14. That apart, I have already given reasons to hold that Section 9 did not apply to the facts of the present case, and that the fixation of rent had to be done u/s 8(2). The provisions of Section 8(1) are materially different from those of Section 9. 15. Counsel for the landlord, how- ever, pointed out that since under Sub-section (2) of Section 8, a tenant has a right to get the assessment of a house increased in accordance with the rent which is being paid by him, the right of the tenant was confined to get the assessment of the building enhanced to the rent which would have been payable by him. This submission does not advance the case of the landlord.

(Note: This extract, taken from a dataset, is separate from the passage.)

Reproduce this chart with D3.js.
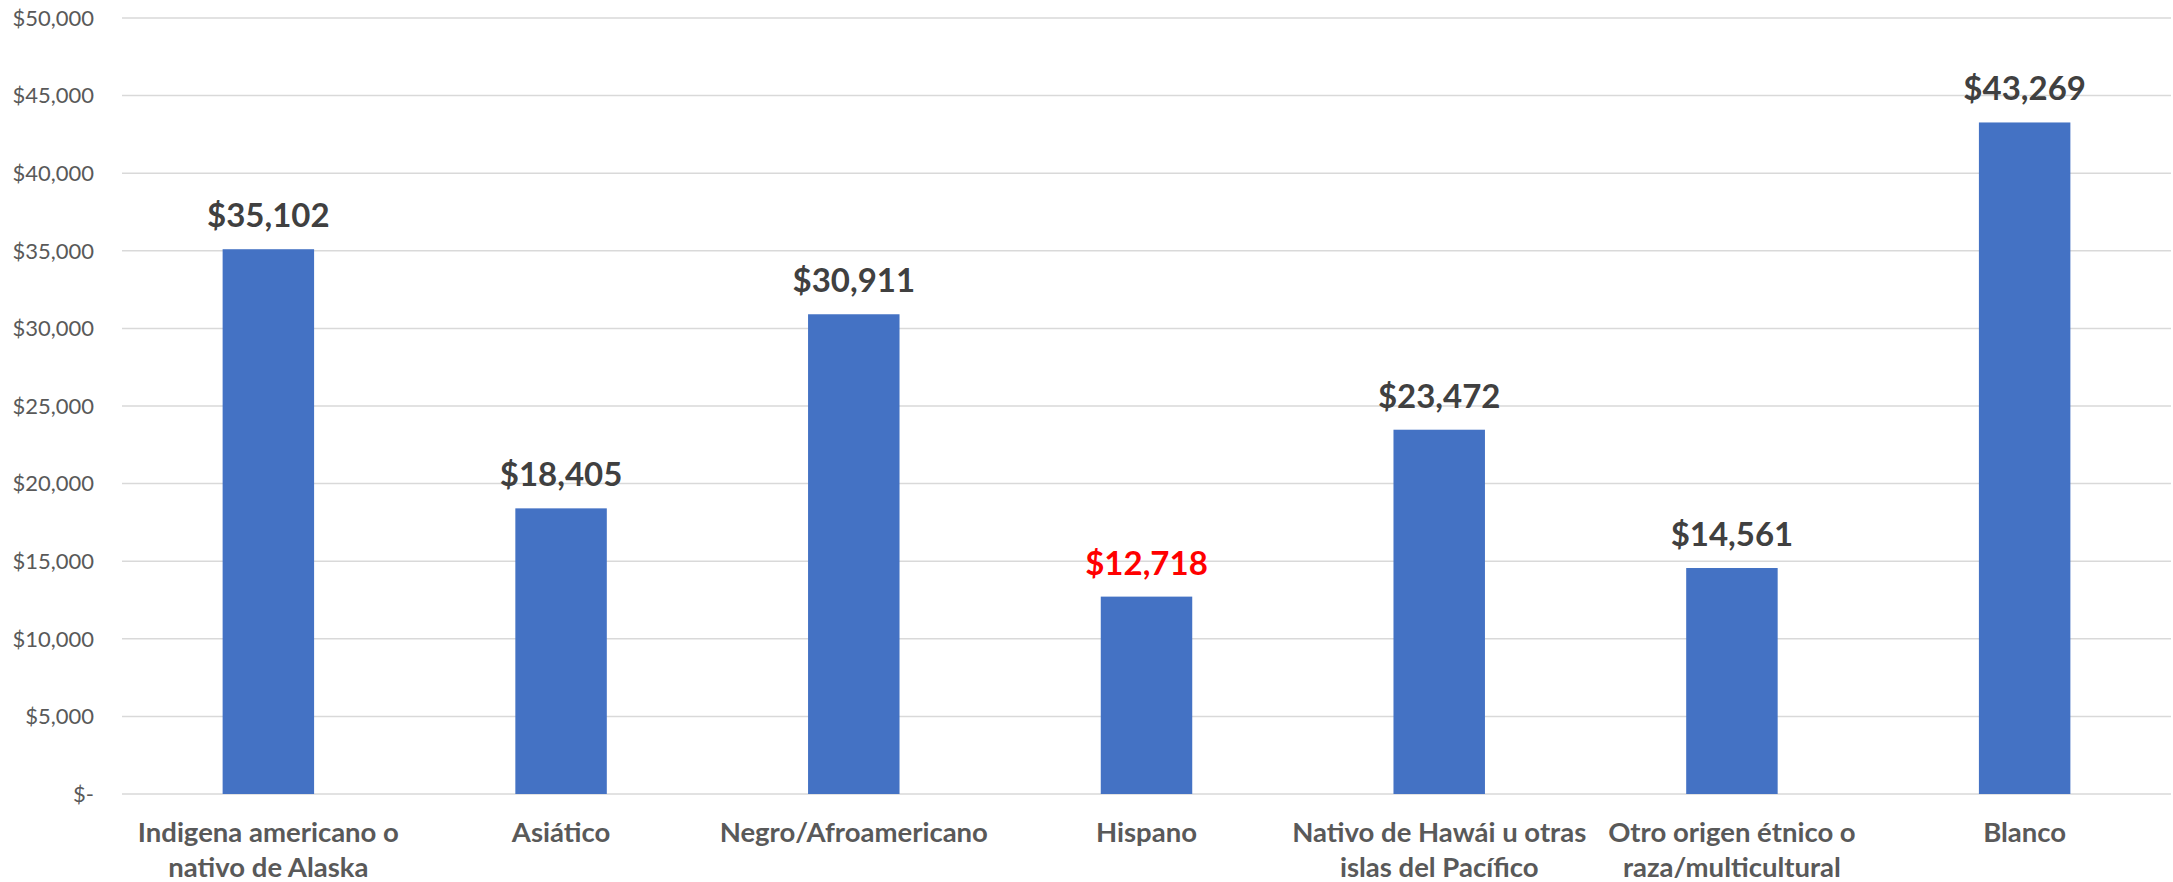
<!DOCTYPE html>
<html>
<head>
<meta charset="utf-8">
<script src="https://cdn.jsdelivr.net/npm/d3@7"></script>
<style>
  body { margin: 0; background: #fff; }
  svg text { font-family: Lato, "Open Sans", sans-serif; }
</style>
</head>
<body>
<div id="chart"></div>
<script>
// categories (two-line labels) and values
const categories = [
    ["Indigena americano o", "nativo de Alaska"],
    ["Asiático"],
    ["Negro/Afroamericano"],
    ["Hispano"],
    ["Nativo de Hawái u otras", "islas del Pacífico"],
    ["Otro origen étnico o", "raza/multicultural"],
    ["Blanco"]
];
const values = [35102, 18405, 30911, 12718, 23472, 14561, 43269];
const highlight = [false, false, false, true, false, false, false];
const yTicks = [0, 5000, 10000, 15000, 20000, 25000, 30000, 35000, 40000, 45000, 50000];

const W = 2173, H = 882;
const m = {t: 18, r: 2, b: 88, l: 122};
const w = W - m.l - m.r, h = H - m.t - m.b;

const svg = d3.select("#chart").append("svg")
    .attr("width", W).attr("height", H);
const g = svg.append("g").attr("transform", `translate(${m.l},${m.t})`);

const keys = categories.map((d, i) => i);
const x = d3.scaleBand().domain(keys).range([0, w])
    .paddingInner(0.6875).paddingOuter(0.34375);
const y = d3.scaleLinear().domain([0, 50000]).range([h, 0]);

// gridlines
g.selectAll(".grid").data(yTicks).enter().append("line")
    .attr("x1", 0).attr("x2", w)
    .attr("y1", d => y(d)).attr("y2", d => y(d))
    .attr("stroke", "#d9d9d9").attr("stroke-width", 1.5);

// y axis labels
const fmt = d3.format(",");
g.selectAll(".ylab").data(yTicks).enter().append("text")
    .attr("x", -28).attr("y", d => y(d)).attr("dy", "0.35em")
    .attr("text-anchor", "end").attr("fill", "#595959")
    .style("font-size", "22px")
    .text(d => d === 0 ? "$-" : "$" + fmt(d));

// bars
g.selectAll(".bar").data(values).enter().append("rect")
    .attr("x", (d, i) => x(i)).attr("width", x.bandwidth())
    .attr("y", d => y(d)).attr("height", d => h - y(d))
    .attr("fill", "#4472c4");

// value labels
g.selectAll(".vlab").data(values).enter().append("text")
    .attr("x", (d, i) => x(i) + x.bandwidth() / 2)
    .attr("y", d => y(d) - 22)
    .attr("text-anchor", "middle")
    .attr("fill", (d, i) => highlight[i] ? "#ff0000" : "#404040")
    .style("font-size", "33px").style("font-weight", "bold")
    .text(d => "$" + fmt(d));

// x labels
const xl = g.selectAll(".xlab").data(categories).enter().append("text")
    .attr("text-anchor", "middle").attr("fill", "#595959")
    .style("font-size", "27.5px").style("font-weight", "bold");
xl.selectAll("tspan").data((d, i) => d.map(s => ({s, i}))).enter().append("tspan")
    .attr("x", d => x(d.i) + x.bandwidth() / 2)
    .attr("y", (d, j) => h + 48 + j * 35)
    .text(d => d.s);
</script>
</body>
</html>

Sub-section (2) of Section 8 is meant for a different purpose entitling a tenant to get the assessment of a building enhanced if the same is found to be lower than the agreed rent payable therefor. But, this does not at all affect the right of the tenant to claim that his liability for fixation of rent in a matter like the present could not be more than paying the standard rent to be fixed in accordance with Section 3(k)(ii) of the Act. Moreover, the counter-affidavit shows that the assessment which had been raised previously had now been reduced to Rs.80/- per month. 16. For the reasons give above, the writ petition fails and is dismissed with costs payable by the Petitioner to Respondent No. 3.